Мальчик почти плакал:
– Неужели я перепутал? Ой, простите меня! Я, скорее всего, забыл… Мне кажется, он говорил как-то по-другому. Но столько слов разом я запомнить не успел! Тот дяденька сказал мне все только один раз, а потом прыгнул в подъезжавший возок и уехал…
– Не волнуйтесь так! Вы все вспомните, – старался я успокоить моего юного собеседника. – Итак, Корзинов – друг врача…
– Нет, он как-то не так говорил, не так! Понимаете ли, как будто у сестры моей старшей, Лидии Аркадьевны, парикмахер-француз говорит и все слова наши коверкает с ударением в конец, в одну сторону. Корзинофф… Нет, не то! Все равно не то…
– Корзунов? – еще не осознавая того, что я такое, собственно, произношу, повторил я за мальчиком.
Тот аж просветлел лицом.
– Да, сударь, – он улыбнулся и с облегчением вздохнул, – верно, теперь все верно! Корзунов! Теперь-то вы все поняли?
Не ответив мальчику, я ринулся наверх за шубой. Затем, на ходу застегивая одежду, я снова сбежал вниз и выскочил на улицу.
– Простите, сударь, – услышал я за спиной уже знакомый мне мальчишеский голос. – Мне тот господин дал слишком много денег. Это, наверное, ошибка?
На дороге показались открытые сани с кучером на козлах, и я, махнув рукой, бросился вперед.
– Нет-нет, – крикнул я мальчику, уже открывая дверь возка, еще не успевшего окончательно остановиться. – Вы все сделали верно и честно заслужили свои деньги. Скажите только, как давно вы говорили у больницы с тем студентом?
– И четверти часа не должно было пройти! Я ведь все время сюда бегом бежал…
– В Вознесенский переулок, – приказал я вознице, – и живо, живо!..
Тот стегнул лошадь вожжами, и мы стрелой понеслись по засыпанной слежавшимся снегом мостовой.
«Четверть часа… Четверть часа… Времени прошло немного. Сколько от Прилепского до дома Элизы, минут пятнадцать?..» – дальше мой мозг рационально размышлять отказывался. В нем теперь вертелось одно только имя:
«Корзунов… Корзунов!..»
Данилевский передал, что Корзунов – друг Шиммера. Откуда, с чего он взял? Данилевский отправился в больницу справиться о состоянии Шепелевского, значит, он мог что-то или кого-то видеть, так? А Корзунов? Что он делал там, у больницы? Что он такого совершил, что простой бедный студент Данилевский, дабы известить меня, отдал целых три рубля серебром первому попавшемуся на улице мальчишке и опрометью бросился к дому Элизы?!

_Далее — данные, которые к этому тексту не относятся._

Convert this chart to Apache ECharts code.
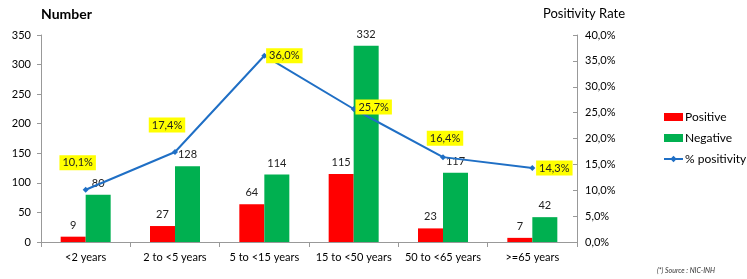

Бросив вознице монету и выскочив из саней, я вбежал в дом, взлетел вверх по лестнице и только на мгновение остановился перед входом в апартаменты Элизы, чтобы успокоить дыхание. Затем я взялся за ручку и толкнул дверь вперед.
В столовой я увидел Корзунова. Он, ссутулившись, стоял ко мне спиной и отряхивал испачканный в пыли и печной золе рукав сюртука. Перед ним на столе блестел высокий хрустальный бокал, наполовину наполненный темно-красной жидкостью.
Закончив возиться со своим гардеробом, Корзунов протянул руку и взял со стола бокал.
Услышав мои шаги, он обернулся и вздрогнул.